University of Virginia, College and Graduate School of Arts and Sciences

Edelson

Max Edelson

Associate Professor, History

431 Nau Hall

Research Interests: Cartography, Research Interests: Slavery and Plantation Societies, Research Interests: Digital Humanities

Biography

S. Max Edelson studies the history of colonial British America and the Atlantic world. His research seeks to describe the material as well as the cultural dimensions of new world colonization. His first book, Plantation Enterprise in Colonial South Carolina (Harvard University Press, 2006) examines the relationship between planters and environment in South Carolina as the key to understanding this repressive, prosperous society and its distinctive economic culture. It shows that although plantations often represent stasis in myths of the Old South, they were in fact dynamic instruments of empire. Plantation Enterprise was awarded the George C. Rogers Prize by the South Carolina Historical Society and the Theodore Saloutos Memorial Award by the Agricultural History Society.  Harvard University Press published a paperback edition of the book in 2011.

His current research focuses on the geography and cartography of North America and the Caribbean. Victories in the Seven Years’ War yielded territorial acquisitions that extended British America west to the Mississippi, north into Canada, and south to the Florida Keys and the Windward Islands.
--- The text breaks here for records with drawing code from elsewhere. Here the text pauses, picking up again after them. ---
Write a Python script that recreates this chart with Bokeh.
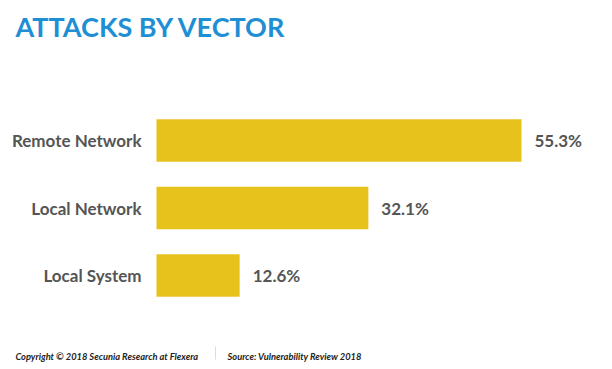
from bokeh.plotting import figure
from bokeh.models import Range1d, ColumnDataSource
from bokeh.core.properties import value
from bokeh.embed import file_html
from bokeh.resources import INLINE

categories = ["Remote Network", "Local Network", "Local System"]
values = [55.3, 32.1, 12.6]
value_labels = ["55.3%", "32.1%", "12.6%"]
title_text = "ATTACKS BY VECTOR"
footer_left = "Copyright \u00a9 2018 Secunia Research at Flexera"
footer_right = "Source: Vulnerability Review 2018"

W, H = 612, 369
X0 = 156.0      # pixel of value 0
SX = 6.6        # pixels per percent
Y0 = 140.0      # pixel of first bar centre
SY = 67.5       # pixels per category step

def fx(px):
    return (px - X0) / SX

def fy(px):
    return (px - Y0) / SY

p = figure(width=W, height=H, output_backend="svg", toolbar_location=None,
           x_range=Range1d(fx(0), fx(W)), y_range=Range1d(fy(H), fy(0)),
           min_border=0)
p.axis.visible = False
p.grid.visible = False
p.outline_line_color = None
p.background_fill_color = "white"
p.border_fill_color = "white"

idx = list(range(len(categories)))
src = ColumnDataSource(dict(y=idx, v=values, cat=categories, lab=value_labels))

p.hbar(y="y", left=0, right="v", height=0.63, source=src,
       fill_color="#E8C21C", line_color=None)

p.text(x=0, y="y", text="cat", source=src, x_offset=-15,
       text_align="right", text_baseline="middle",
       text_font=value("Lato"), text_font_style="bold",
       text_font_size="17px", text_color="#555555")

p.text(x="v", y="y", text="lab", source=src, x_offset=13,
       text_align="left", text_baseline="middle",
       text_font=value("Lato"), text_font_style="bold",
       text_font_size="17px", text_color="#555555")

# title
p.text(x=[fx(15)], y=[fy(26)], text=[title_text], text_align="left",
       text_baseline="alphabetic", text_font=value("Lato"),
       text_font_style="bold", text_font_size="27px", text_color="#1E8FD5")

# footer
p.text(x=[fx(15)], y=[fy(356)], text=[footer_left], text_align="left",
       text_baseline="alphabetic", text_font=value("Lato"),
       text_font_style="bold italic", text_font_size="9.3px", text_color="#222222")
p.text(x=[fx(227)], y=[fy(356)], text=[footer_right], text_align="left",
       text_baseline="alphabetic", text_font=value("Lato"),
       text_font_style="bold italic", text_font_size="9.3px", text_color="#222222")
p.segment(x0=[fx(215)], y0=[fy(346)], x1=[fx(215)], y1=[fy(359)],
          line_color="#dddddd", line_width=1)

open("out.html", "w").write(file_html(p, INLINE))
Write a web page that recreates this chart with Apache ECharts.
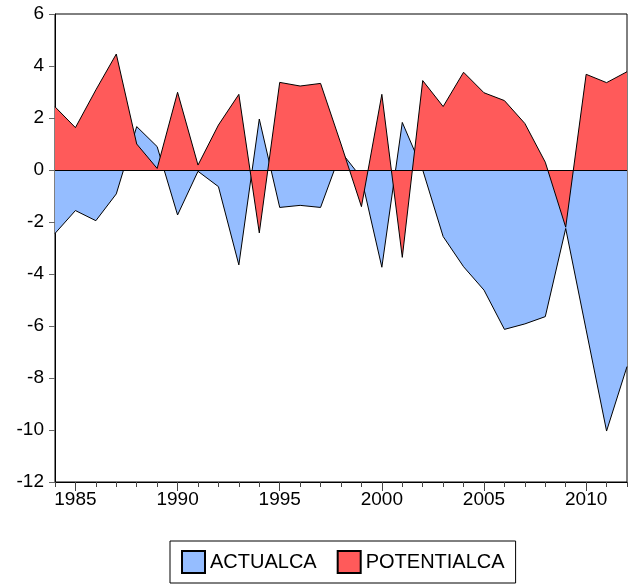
<!DOCTYPE html>
<html>
<head>
<meta charset="utf-8">
<script src="https://cdn.jsdelivr.net/npm/echarts@6/dist/echarts.min.js"></script>
<style>
  html, body { margin: 0; padding: 0; background: #fff; }
  #chart { width: 638px; height: 584px; }
</style>
</head>
<body>
<div id="chart"></div>
<script>
const years = [1984, 1985, 1986, 1987, 1988, 1989, 1990, 1991, 1992, 1993,
  1994, 1995, 1996, 1997, 1998, 1999, 2000, 2001, 2002, 2003,
  2004, 2005, 2006, 2007, 2008, 2009, 2010, 2011, 2012]

const actualCA = [-2.44, -1.56, -1.95, -0.92, 1.67, 0.9, -1.73, -0.05, -0.64, -3.65,
  1.96, -1.44, -1.36, -1.44, 0.7, -0.3, -3.74, 1.83, 0.0, -2.56,
  -3.72, -4.62, -6.13, -5.92, -5.64, -2.25, -6.15, -10.04, -7.56]

const potentialCA = [2.43, 1.63, 3.08, 4.46, 1.0, 0.06, 2.99, 0.19, 1.73, 2.91,
  -2.42, 3.37, 3.23, 3.33, 1.0, -1.41, 2.91, -3.36, 3.44, 2.44,
  3.76, 2.97, 2.67, 1.79, 0.3, -2.2, 3.68, 3.36, 3.78]

const labelYears = [1985, 1990, 1995, 2000, 2005, 2010]

const pairs = (vals) => years.map((y, i) => [y, vals[i]])

const chart = echarts.init(document.getElementById('chart'), null, { renderer: 'canvas' })

const font = 'Liberation Sans, Arial, sans-serif'

chart.setOption({
  animation: false,
  grid: {
    left: 55, right: 11, top: 14, bottom: 102,
    show: true, borderColor: '#000', borderWidth: 1,
  },
  legend: {
    top: 541,
    left: 170,
    data: ['ACTUALCA', 'POTENTIALCA'],
    icon: 'rect',
    itemWidth: 23,
    itemHeight: 22,
    itemGap: 20,
    padding: [9, 11, 9, 11],
    borderColor: '#000',
    borderWidth: 1,
    textStyle: { fontSize: 20, fontFamily: font, color: '#000' },
  },
  xAxis: [
    {
      type: 'value',
      min: 1984,
      max: 2012,
      interval: 1,
      splitLine: { show: false },
      axisLine: { onZero: false, lineStyle: { color: '#000' } },
      axisTick: { length: 5, lineStyle: { color: '#444' } },
      axisLabel: {
        fontSize: 19,
        fontFamily: font,
        color: '#000',
        margin: 8,
        formatter: (v) => (labelYears.includes(v) ? String(v) : ''),
      },
    },
    {
      // longer ticks at the labelled years
      type: 'value',
      position: 'bottom',
      min: 1984,
      max: 2012,
      splitLine: { show: false },
      axisLine: { show: false, onZero: false },
      axisLabel: { show: false, customValues: labelYears },
      axisTick: { length: 9, customValues: labelYears, lineStyle: { color: '#444' } },
    },
  ],
  yAxis: {
    type: 'value',
    min: -12,
    max: 6,
    interval: 2,
    splitLine: { show: false },
    axisLine: { show: true, lineStyle: { color: '#000' } },
    axisTick: { show: true, length: 6, lineStyle: { color: '#666' } },
    axisLabel: { fontSize: 19, fontFamily: font, color: '#000', margin: 11 },
  },
  series: [
    {
      name: 'ACTUALCA',
      type: 'line',
      data: pairs(actualCA),
      showSymbol: false,
      lineStyle: { color: '#000', width: 1 },
      itemStyle: { color: '#95BDFF', borderColor: '#000', borderWidth: 1 },
      areaStyle: { color: '#95BDFF', opacity: 1, origin: 'auto' },
      z: 2,
    },
    {
      name: 'POTENTIALCA',
      type: 'line',
      data: pairs(potentialCA),
      showSymbol: false,
      lineStyle: { color: '#000', width: 1 },
      itemStyle: { color: '#FF5A5A', borderColor: '#000', borderWidth: 1 },
      areaStyle: { color: '#FF5A5A', opacity: 1, origin: 'auto' },
      z: 3,
      markLine: {
        silent: true,
        symbol: ['none', 'none'],
        label: { show: false },
        lineStyle: { color: '#000', type: 'solid', width: 1 },
        data: [{ yAxis: 0 }],
      },
    },
  ],
})
</script>
</body>
</html>
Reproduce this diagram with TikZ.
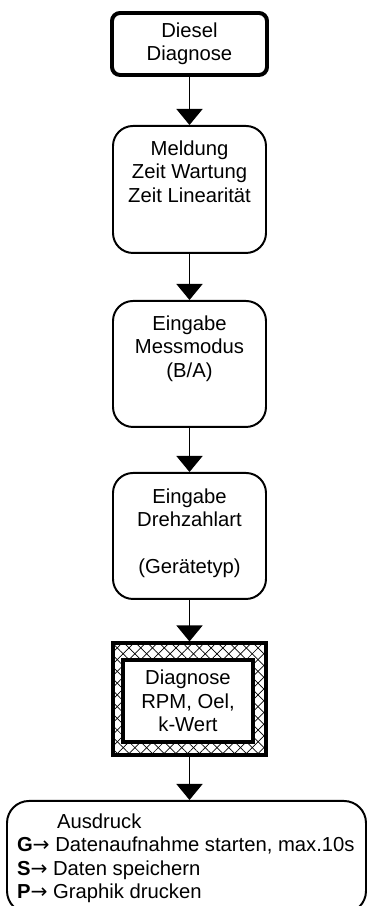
\documentclass[tikz,border=0pt]{standalone}
\usepackage{fontspec}
\setmainfont{Liberation Sans}
\newfontfamily\arrowfont{DejaVu Sans}
\newcommand{\pfeil}{{\arrowfont →}}
\usetikzlibrary{arrows.meta,patterns.meta}
\tikzset{
  flowbox/.style={draw,line width=1.4pt,rounded corners=0.5cm,inner sep=0pt},
  flowarrow/.style={line width=1.1pt,-{Triangle[width=0.65cm,length=0.4cm]}},
  hatchlines/.style={pattern={Lines[angle=#1,distance=5.9pt,line width=0.5pt]}},
}
\begin{document}
\begin{tikzpicture}[x=1cm,y=1cm,font=\fontsize{14.4}{16.6}\selectfont]
\useasboundingbox (0,0) rectangle (9.175,22.65);
\node[draw,line width=2.8pt,rounded corners=0.2cm,minimum width=3.875cm,minimum height=1.55cm,align=center,inner sep=0pt] (start) at (4.7375,21.55) {Diesel\\Diagnose};
\node[flowbox,anchor=north] (meldung) at (4.7375,19.525) {\parbox[c][3.175cm][t]{3.825cm}{\centering\vspace*{0.375cm}Meldung\\Zeit Wartung\\Zeit Linearität}};
\node[flowbox,anchor=north] (modus) at (4.7375,15.15) {\parbox[c][3.15cm][t]{3.825cm}{\centering\vspace*{0.375cm}Eingabe\\Messmodus\\(B/A)}};
\node[flowbox,anchor=north] (drehzahl) at (4.7375,10.85) {\parbox[c][3.15cm][t]{3.825cm}{\centering\vspace*{0.4cm}Eingabe\\Drehzahlart\\[\baselineskip](Gerätetyp)}};
\node[draw,line width=2.2pt,minimum width=3.825cm,minimum height=2.8cm,preaction={hatchlines=45},preaction={hatchlines=-45}] (diag) at (4.7375,5.175) {};
\node[draw,fill=white,line width=2.2pt,minimum width=3.25cm,minimum height=2.05cm,align=center,inner sep=0pt] (diagtext) at (4.7,5.125) {Diagnose\\RPM, Oel,\\k-Wert};
\node[flowbox,anchor=north,rounded corners=0.55cm] (druck) at (4.6625,2.65) {\parbox[c][2.8cm][t]{8.975cm}{\raggedright\leftskip=0.25cm\vspace*{0.325cm}\hspace*{1cm}Ausdruck\\\textbf{G}\pfeil{} Datenaufnahme starten, max.10s\\\textbf{S}\pfeil{} Daten speichern\\\textbf{P}\pfeil{} Graphik drucken}};
% connectors
\draw[flowarrow] (start) -- (meldung);
\draw[flowarrow] (meldung) -- (modus);
\draw[flowarrow] (modus) -- (drehzahl);
\draw[flowarrow] (drehzahl) -- (diag);
\draw[flowarrow] (diag.south) -- (diag.south |- druck.north);
\end{tikzpicture}
\end{document}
To better understand, settle, and defend this new empire, teams of surveyors fanned out across the continent and into the Caribbean Sea to map places as diverse as frigid Nova Scotia and the tropical island of Grenada. Their quest to integrate British America on the eve of the American Revolution is the subject of his current research.   The New Map of Empire: How Britain Imagined America before Independence (Harvard University Press, 2017) features a dynamic digital archive of the original maps and charts discussed in the book.  In 2007-2008, Edelson began this research as the Kislak Fellow in American Studies at the Library of Congress.  He interprets the meanings of the Catawba Deerskin map on a recent episode of the radio show Backstory.

Max Edelson and senior scientist Bill Ferster were awarded a National Endowment for the Humanities Digital Implementation Grant in 2012 to develop MapScholar.  MapScholar is a dynamic visualization tool for historic map collections.  It offers a free, open-source portal that gives scholars the ability to bring together high-resolution map images from a variety of sources, analyze them in rich geospatial contexts, and use them to illustrate new interpretations in the history of cartography.   Edelson received an American Council of Learned Societies Digital Innovation Fellowship in 2010 to pursue this digital humanities research.

Edelson is co-director of the UVA-Monticello Early American Seminar, an ongoing research seminar devoted critiquing research in progress on colonial British America, the Ameican Revolution, and the early republic and related fields.